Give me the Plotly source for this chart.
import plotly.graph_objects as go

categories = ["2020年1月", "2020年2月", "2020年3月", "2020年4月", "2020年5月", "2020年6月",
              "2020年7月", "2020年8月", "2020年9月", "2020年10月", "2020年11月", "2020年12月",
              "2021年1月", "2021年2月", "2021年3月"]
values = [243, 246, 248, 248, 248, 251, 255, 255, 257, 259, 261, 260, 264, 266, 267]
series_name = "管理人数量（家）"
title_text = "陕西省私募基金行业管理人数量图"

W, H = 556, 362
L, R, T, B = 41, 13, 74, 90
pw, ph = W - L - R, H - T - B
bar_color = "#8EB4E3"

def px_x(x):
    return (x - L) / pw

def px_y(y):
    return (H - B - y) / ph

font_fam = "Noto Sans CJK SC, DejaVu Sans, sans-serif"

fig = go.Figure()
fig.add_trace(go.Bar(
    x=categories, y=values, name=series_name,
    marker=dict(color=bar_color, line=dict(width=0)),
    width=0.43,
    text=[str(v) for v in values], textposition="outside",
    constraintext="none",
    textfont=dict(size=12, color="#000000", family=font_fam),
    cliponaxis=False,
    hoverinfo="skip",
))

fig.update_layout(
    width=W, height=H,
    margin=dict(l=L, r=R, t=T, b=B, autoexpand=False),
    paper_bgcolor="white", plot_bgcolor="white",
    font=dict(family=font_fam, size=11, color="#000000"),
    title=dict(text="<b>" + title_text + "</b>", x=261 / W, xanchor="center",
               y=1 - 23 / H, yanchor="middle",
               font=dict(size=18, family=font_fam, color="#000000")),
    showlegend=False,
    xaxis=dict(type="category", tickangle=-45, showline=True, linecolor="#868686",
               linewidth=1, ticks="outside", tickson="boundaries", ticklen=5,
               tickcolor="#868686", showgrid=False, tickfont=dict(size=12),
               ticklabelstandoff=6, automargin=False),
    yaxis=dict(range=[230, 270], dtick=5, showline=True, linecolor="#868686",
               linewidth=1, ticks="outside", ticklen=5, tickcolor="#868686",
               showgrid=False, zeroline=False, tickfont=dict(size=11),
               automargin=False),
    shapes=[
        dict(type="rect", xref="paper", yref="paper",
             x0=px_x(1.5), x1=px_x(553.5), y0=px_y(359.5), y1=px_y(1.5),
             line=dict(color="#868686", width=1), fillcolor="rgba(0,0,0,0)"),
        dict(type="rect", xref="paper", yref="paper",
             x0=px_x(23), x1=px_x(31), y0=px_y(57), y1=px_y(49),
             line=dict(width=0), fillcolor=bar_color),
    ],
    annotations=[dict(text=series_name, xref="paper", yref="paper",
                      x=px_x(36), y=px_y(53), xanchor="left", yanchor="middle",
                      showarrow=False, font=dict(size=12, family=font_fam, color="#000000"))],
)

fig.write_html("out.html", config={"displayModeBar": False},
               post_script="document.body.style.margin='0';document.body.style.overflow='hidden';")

→ Objective
Retype the whole listing, matching it exactly.

→ The reply
Give me the Plotly source for this chart.
import plotly.graph_objects as go

categories = ["2020年1月", "2020年2月", "2020年3月", "2020年4月", "2020年5月", "2020年6月",
              "2020年7月", "2020年8月", "2020年9月", "2020年10月", "2020年11月", "2020年12月",
              "2021年1月", "2021年2月", "2021年3月"]
values = [243, 246, 248, 248, 248, 251, 255, 255, 257, 259, 261, 260, 264, 266, 267]
series_name = "管理人数量（家）"
title_text = "陕西省私募基金行业管理人数量图"

W, H = 556, 362
L, R, T, B = 41, 13, 74, 90
pw, ph = W - L - R, H - T - B
bar_color = "#8EB4E3"

def px_x(x):
    return (x - L) / pw

def px_y(y):
    return (H - B - y) / ph

font_fam = "Noto Sans CJK SC, DejaVu Sans, sans-serif"

fig = go.Figure()
fig.add_trace(go.Bar(
    x=categories, y=values, name=series_name,
    marker=dict(color=bar_color, line=dict(width=0)),
    width=0.43,
    text=[str(v) for v in values], textposition="outside",
    constraintext="none",
    textfont=dict(size=12, color="#000000", family=font_fam),
    cliponaxis=False,
    hoverinfo="skip",
))

fig.update_layout(
    width=W, height=H,
    margin=dict(l=L, r=R, t=T, b=B, autoexpand=False),
    paper_bgcolor="white", plot_bgcolor="white",
    font=dict(family=font_fam, size=11, color="#000000"),
    title=dict(text="<b>" + title_text + "</b>", x=261 / W, xanchor="center",
               y=1 - 23 / H, yanchor="middle",
               font=dict(size=18, family=font_fam, color="#000000")),
    showlegend=False,
    xaxis=dict(type="category", tickangle=-45, showline=True, linecolor="#868686",
               linewidth=1, ticks="outside", tickson="boundaries", ticklen=5,
               tickcolor="#868686", showgrid=False, tickfont=dict(size=12),
               ticklabelstandoff=6, automargin=False),
    yaxis=dict(range=[230, 270], dtick=5, showline=True, linecolor="#868686",
               linewidth=1, ticks="outside", ticklen=5, tickcolor="#868686",
               showgrid=False, zeroline=False, tickfont=dict(size=11),
               automargin=False),
    shapes=[
        dict(type="rect", xref="paper", yref="paper",
             x0=px_x(1.5), x1=px_x(553.5), y0=px_y(359.5), y1=px_y(1.5),
             line=dict(color="#868686", width=1), fillcolor="rgba(0,0,0,0)"),
        dict(type="rect", xref="paper", yref="paper",
             x0=px_x(23), x1=px_x(31), y0=px_y(57), y1=px_y(49),
             line=dict(width=0), fillcolor=bar_color),
    ],
    annotations=[dict(text=series_name, xref="paper", yref="paper",
                      x=px_x(36), y=px_y(53), xanchor="left", yanchor="middle",
                      showarrow=False, font=dict(size=12, family=font_fam, color="#000000"))],
)

fig.write_html("out.html", config={"displayModeBar": False},
               post_script="document.body.style.margin='0';document.body.style.overflow='hidden';")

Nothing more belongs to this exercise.